Pompeii and a Satanist Turned Saint
By Fr. Nicholas Federspiel
“The world is a dangerous place, not because of those who do evil, but because of those who look on and do nothing.”
For the second consecutive year, the folks living in the neighborhood of Pompeii made the headlines. In 2014, Pompeii the film premiered with a PG-13 rating starring Kiefer Sutherland in theaters across the world. Just a year later, Pope Francis arrived by helicopter to the Shrine of Pompeii for a Lenten visit on March 21, where he called the Rosary a “weapon of peace and forgiveness.” From all Eternity, Divine Providence planned a 2015 papal trip to the only church in Christendom built by an ex-Satanist. For some in our world who are seduced by cultural compromise and spiritual mediocrity, the papal helicopter landing in Pompeii is merely a happy coincidence. For others who have ears to hear, Divine Providence planned for all Eternity a fourth papal trip to the same neighborhood in the last 35 years. Who can measure adequately the importance of one man’s spiritual crisis and conversion? Pope Francis answered this question when he stepped from a helicopter in the ancient Roman city, once buried under the ashes of Vesuvius, and taught the city and the world about the relevance of Pompeii in the twenty-first century, saying that Jesus is “our only salvation in the world.”

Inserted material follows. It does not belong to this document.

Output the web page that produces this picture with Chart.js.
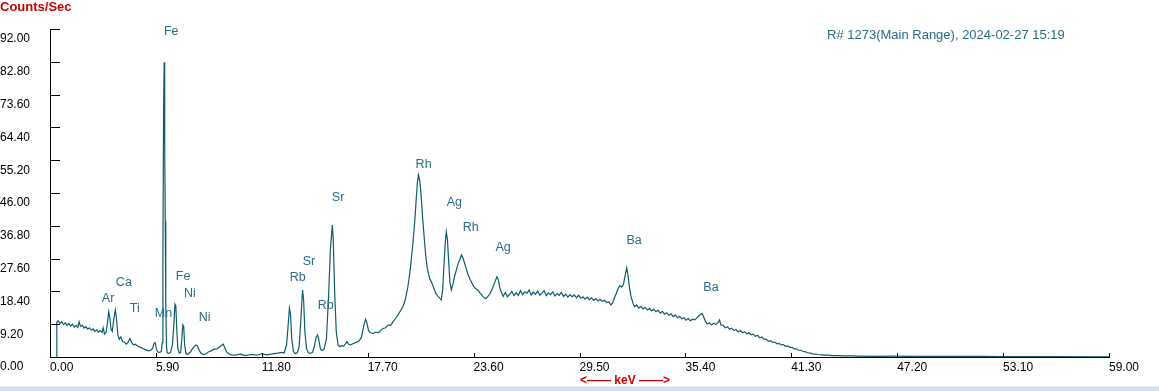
<!DOCTYPE html>
<html>
<head>
<meta charset="utf-8">
<script src="https://cdn.jsdelivr.net/npm/chart.js@4.4.1/dist/chart.umd.min.js"></script>
<style>
body{margin:0;background:#fff;}
#wrap{position:relative;width:1159px;height:391px;overflow:hidden;}
#strip{position:absolute;left:0;bottom:0;width:1159px;height:4px;background:#d3e2f2;border-top:1px solid #e6eef8;}
</style>
</head>
<body>
<div id="wrap">
<canvas id="myChart" width="1159" height="391"></canvas>
<div id="strip"></div>
</div>
<script>
// tick values of both axes
var yTicks = [0, 9.2, 18.4, 27.6, 36.8, 46, 55.2, 64.4, 73.6, 82.8, 92];
var xTicks = [0, 5.9, 11.8, 17.7, 23.6, 29.5, 35.4, 41.3, 47.2, 53.1, 59];

// spectrum, keV / counts per second
// 0.4 - 10 keV (Ar, Ca, Ti, Mn, Fe, Ni)
var kevLow = [0.37,0.38,0.45,0.55,0.65,0.75,0.85,0.95,1.05,1.15,1.25,1.35,1.45,1.55,1.62,1.70,1.80,1.90,2.00,2.10,2.20,2.30,2.40,2.50,2.60,2.70,2.80,2.90,2.96,3.04,3.12,3.20,3.27,3.33,3.40,3.47,3.55,3.64,3.70,3.78,3.86,3.95,4.05,4.15,4.25,4.35,4.45,4.55,4.65,4.75,4.90,5.05,5.20,5.35,5.50,5.62,5.72,5.80,5.86,5.93,6.00,6.10,6.20,6.25,6.29,6.33,6.36,6.38,6.40,6.42,6.45,6.49,6.53,6.62,6.72,6.82,6.90,6.96,7.01,7.06,7.12,7.20,7.28,7.34,7.40,7.45,7.50,7.57,7.65,7.75,7.85,7.95,8.05,8.12,8.20,8.30,8.40,8.55,8.70,8.85,9.00,9.15,9.30,9.45,9.58,9.65,9.72,9.82,9.95,10.10];
var cpsLow = [0,9.8,10.2,9.4,9.9,9.1,9.6,8.9,9.4,8.7,9.2,8.4,8.9,8.3,9.9,8.6,8.9,8.1,8.5,7.8,8.2,7.5,7.9,7.2,7.6,7.0,7.4,6.9,8.2,6.4,6.8,9.5,12.7,11.2,7.8,7.2,10.5,13.2,11.0,6.2,5.0,5.6,4.3,4.2,3.6,4.1,5.2,4.0,3.4,3.6,3.0,2.7,2.3,2.0,1.7,1.9,2.5,3.9,4.0,2.2,1.4,1.3,1.5,4,30,70,82.7,79,60,38,15,3,1.2,1.0,1.3,3.5,9,14.8,14.3,8,2.5,1.1,1.3,5,9.0,8.5,3.5,1.0,0.7,1.0,1.6,2.4,3.0,3.4,3.2,2.0,1.1,0.7,0.9,1.5,1.8,2.2,2.3,2.8,3.4,3.6,2.8,1.6,0.9,0.6];

// 10 - 25 keV (Rb, Sr, Rh, Ag)
var kevMid = [10.30,10.60,10.90,11.20,11.50,11.80,12.10,12.40,12.70,12.90,13.05,13.18,13.27,13.34,13.40,13.47,13.56,13.66,13.78,13.88,13.97,14.07,14.13,14.20,14.30,14.40,14.50,14.62,14.72,14.82,14.90,14.97,15.07,15.17,15.27,15.40,15.52,15.62,15.73,15.78,15.86,15.95,16.05,16.15,16.25,16.35,16.45,16.55,16.65,16.75,16.90,17.05,17.20,17.35,17.47,17.58,17.66,17.75,17.85,17.99,18.15,18.30,18.45,18.55,18.70,18.85,18.98,19.11,19.25,19.40,19.55,19.66,19.80,19.94,20.08,20.22,20.32,20.40,20.47,20.53,20.60,20.67,20.76,20.86,20.95,21.04,21.15,21.25,21.32,21.42,21.52,21.62,21.71,21.80,21.88,21.95,22.02,22.08,22.14,22.21,22.28,22.36,22.45,22.55,22.64,22.74,22.84,22.92,23.00,23.10,23.20,23.30,23.40,23.47,23.58,23.70,23.84,23.95,24.05,24.15,24.25,24.31,24.40,24.52,24.65,24.78,24.90,24.98,25.06,25.14];
var cpsMid = [0.5,0.8,0.4,0.7,0.5,0.9,0.6,0.9,1.1,1.3,1.2,3.5,9,13.7,12,5,1.6,1.0,1.2,3,10,18.8,16,7,2.2,1.2,1.0,1.3,2.8,5.5,6.2,5.0,2.2,1.8,2.2,5,17,30,37.0,33,18,7,3.4,2.9,3.2,3.0,3.6,4.3,3.5,3.4,3.8,4.1,4.4,5.5,8.5,10.6,9.5,7.4,6.8,6.6,7.0,6.8,7.6,8.0,8.2,9.0,8.8,9.9,10.8,11.9,13.2,14.1,16.2,19.7,25,31.9,38,44.0,49,51.1,49.5,45.9,39,32.8,27.5,24.4,22.0,21.0,20.2,18.8,17.6,17.0,16.5,16.0,19,26,32,35.1,33,27,21,18.8,20.5,22.8,24.4,26.2,27.4,28.6,27.9,26.3,24.6,23.0,21.8,21.1,20.0,19.2,18.8,18.0,17.4,16.8,16.4,16.5,17.0,17.8,19.2,21.0,22.5,21.6,19.4,18.3];

// 25 - 59 keV (plateau, Ba, tail)
var kevHigh = [25.25,25.37,25.49,25.61,25.73,25.85,25.97,26.09,26.21,26.33,26.45,26.57,26.69,26.81,26.93,27.05,27.17,27.29,27.41,27.53,27.65,27.77,27.89,28.01,28.13,28.25,28.37,28.49,28.61,28.73,28.85,28.97,29.09,29.21,29.33,29.45,29.57,29.69,29.81,29.93,30.05,30.17,30.29,30.41,30.53,30.65,30.77,30.89,31.01,31.13,31.25,31.35,31.45,31.55,31.65,31.75,31.85,31.95,32.04,32.13,32.20,32.28,32.36,32.46,32.56,32.68,32.80,32.92,33.04,33.16,33.28,33.40,33.52,33.64,33.76,33.88,34.00,34.12,34.24,34.36,34.48,34.60,34.72,34.84,34.96,35.08,35.20,35.32,35.44,35.56,35.68,35.80,35.92,36.04,36.14,36.24,36.33,36.42,36.52,36.62,36.74,36.86,36.98,37.10,37.22,37.30,37.38,37.50,37.62,37.74,37.86,37.98,38.10,38.22,38.34,38.46,38.58,38.70,38.82,38.94,39.06,39.18,39.30,39.42,39.54,39.66,39.78,39.90,40.02,40.14,40.26,40.38,40.50,40.62,40.74,40.86,40.98,41.10,41.22,41.34,41.46,41.58,41.70,41.82,41.94,42.06,42.20,42.35,42.50,42.65,42.80,43.00,43.20,43.40,43.60,43.90,44.20,44.60,45.00,46.00,47.00,48.00,49.00,50.00,51.00,52.00,53.00,54.00,56.00,58.00,59.00];
var cpsHigh = [17.0,18.1,16.9,17.6,18.4,17.2,18.0,17.3,18.6,17.5,18.3,17.9,18.8,17.4,18.2,17.6,18.5,17.3,17.9,18.6,17.2,18.0,17.5,18.3,17.1,17.8,17.3,18.1,17.0,17.6,16.8,17.5,16.9,17.4,16.6,17.3,16.5,16.9,16.2,16.8,16.0,16.6,15.9,16.4,15.7,16.2,15.6,15.9,15.3,15.5,14.6,15.2,16.6,17.8,19.2,20.0,19.6,20.4,22.8,25.0,23.0,19.6,17.2,15.4,14.1,14.6,13.7,14.2,13.5,13.9,13.2,13.6,12.9,13.4,12.7,13.1,12.3,12.8,12.0,12.4,11.7,12.1,11.3,11.8,11.0,11.4,10.7,11.0,10.3,10.8,10.2,10.6,10.4,10.9,11.5,11.9,12.2,11.2,10.0,9.2,9.6,9.0,9.5,9.1,9.7,10.4,9.0,8.9,8.2,8.5,7.8,8.1,7.4,7.7,7.0,7.4,6.8,7.1,6.5,6.8,6.2,6.4,5.8,6.1,5.4,5.6,5.0,5.0,4.4,4.6,4.1,4.2,3.7,3.8,3.4,3.5,3.0,3.1,2.7,2.7,2.3,2.3,1.9,1.9,1.6,1.5,1.2,1.1,0.9,0.8,0.7,0.6,0.5,0.5,0.4,0.4,0.3,0.3,0.25,0.2,0.25,0.2,0.2,0.15,0.2,0.15,0.1,0.1,0.1,0.05,0.05];

// peak names and where their labels sit (keV, counts)
var peakNames = ["Ar","Ca","Ti","Mn","Fe","Fe","Ni","Ni","Rb","Sr","Rb","Sr","Rh","Ag","Rh","Ag","Ba","Ba"];
var peakKev = [2.89,3.67,4.45,5.84,6.35,7.01,7.46,8.29,13.36,14.08,14.92,15.70,20.37,22.10,22.99,24.82,32.12,36.40];
var peakCps = [16.3,21.0,13.5,12.3,91.4,22.7,17.7,11.2,22.2,26.9,14.3,44.6,53.9,43.2,36.2,30.6,32.8,19.6];

var runInfo = "R# 1273(Main Range), 2024-02-27 15:19";

function crearPuntos(){
	var kev = kevLow.concat(kevMid, kevHigh);
	var cps = cpsLow.concat(cpsMid, cpsHigh);
	var pts = [];
	for(var i = 0;i<kev.length;i++){
		pts.push({x: kev[i], y: cps[i]});
	}
	return pts;
}

var FONT = "'Liberation Sans', Arial, sans-serif";

var textosPlugin = {
	id: 'textos',
	afterDraw: function(chart){
		var ctx = chart.ctx;
		var area = chart.chartArea;
		var sx = chart.scales.x, sy = chart.scales.y;
		ctx.save();
		// inward tick marks
		ctx.strokeStyle = '#000';
		ctx.lineWidth = 1;
		ctx.beginPath();
		for(var i = 0;i<yTicks.length;i++){
			var py = Math.round(sy.getPixelForValue(yTicks[i])) + 0.5;
			ctx.moveTo(area.left, py);
			ctx.lineTo(area.left + 10, py);
		}
		for(var j = 0;j<xTicks.length;j++){
			var px = Math.round(sx.getPixelForValue(xTicks[j])) + 0.5;
			ctx.moveTo(px, area.bottom);
			ctx.lineTo(px, area.bottom - 4);
		}
		ctx.stroke();
		// peak labels
		ctx.fillStyle = '#2b6d86';
		ctx.font = "12.5px " + FONT;
		ctx.textAlign = 'left';
		ctx.textBaseline = 'middle';
		for(var k = 0;k<peakNames.length;k++){
			ctx.fillText(peakNames[k], sx.getPixelForValue(peakKev[k]), sy.getPixelForValue(peakCps[k]));
		}
		ctx.font = "13px " + FONT;
		ctx.fillText(runInfo, 827, 35);
		// titles
		ctx.fillStyle = '#cc0000';
		ctx.font = "bold 13px " + FONT;
		ctx.textBaseline = 'alphabetic';
		ctx.fillText("Counts/Sec", 0, 11);
		ctx.font = "bold 12px " + FONT;
		ctx.textBaseline = 'middle';
		ctx.fillText("<\u2014\u2014 keV \u2014\u2014>", 580, 381);
		ctx.restore();
	}
};

new Chart(document.getElementById("myChart"), {
	type: 'line',
	data: {
		datasets: [{
			data: crearPuntos(),
			borderColor: "#0e5c6c",
			borderWidth: 1.2,
			pointRadius: 0,
			tension: 0,
			fill: false
		}]
	},
	options: {
		responsive: false,
		animation: false,
		layout: { padding: { top: 29, right: 50, bottom: 0, left: 0 } },
		plugins: { legend: { display: false }, tooltip: { enabled: false } },
		scales: {
			x: {
				type: 'linear',
				min: 0,
				max: 59,
				afterBuildTicks: function(s){ s.ticks = xTicks.map(function(v){ return {value: v}; }); },
				afterFit: function(s){ s.height = 34; },
				grid: { display: false, drawTicks: false },
				border: { display: true, color: '#000', width: 1 },
				ticks: {
					align: 'start',
					padding: 3,
					maxRotation: 0,
					autoSkip: false,
					color: '#000',
					font: { family: FONT, size: 12 },
					callback: function(v){ return Number(v).toFixed(2); }
				}
			},
			y: {
				min: 0,
				max: 92,
				afterBuildTicks: function(s){ s.ticks = yTicks.map(function(v){ return {value: v}; }); },
				afterFit: function(s){ s.width = 50; },
				grid: { display: false, drawTicks: false },
				border: { display: true, color: '#000', width: 1 },
				ticks: {
					crossAlign: 'far',
					padding: 13,
					labelOffset: 10,
					autoSkip: false,
					color: '#000',
					font: { family: FONT, size: 12 },
					callback: function(v){ return Number(v).toFixed(2); }
				}
			}
		}
	},
	plugins: [textosPlugin]
});
</script>
</body>
</html>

The film Pompeii earned $117.8 million worldwide. While the characters were fictional,Pompeii received high marks for both scientific and historical accuracy. Paul Anderson, who directed and produced the film, relied upon the insights of Pliny the Younger, who was a witness to the burial of Pompeii under the ashes of Vesuvius on August 24, 79AD.Pompeii begins with Pliny’s famous quote, “You could hear the shrieks of women, the wailing of infants and the shouting of men; some were calling their parents, others their children or their wives, trying to recognize them by their voices. People bewailed their own fate or that of their relatives, and there were some who prayed for death in their terror of dying. Many besought the aid of the gods, but still more imagined there were no gods left, and that the universe was plunged into eternal darkness for evermore.” According to Rosaly Lopes, a volcanologist at NASA’s Jet Propulsion Laboratory in Pasadena, the 2014 film “realistically captured the earthquakes that preceded the eruption, the explosions and the pyroclastic flows of hot ash and gas that buried the city and its residents.” Today’s Pompeii is a crossroads of people of every culture who are attracted by the archaeological site. The movie invites posterity to explore Pompeii today with an unfailing openness to mystery and a boundless desire for knowledge.
As Tommaso Caputo reminded us, Pope Francis became the third Pope in the last 35 years to stop by the neighborhood. Archbishop Caputo described the March 21 visit of Pope Francis as “an event of extraordinary ecclesial importance.” St. John Paul the Second visited Pompeii twice: October 21, 1979 and October 7, 2003. Pope Benedict XVI visited Pompeii on October 19, 2008 and reminded the world that “wherever God arrives, the desert blooms!”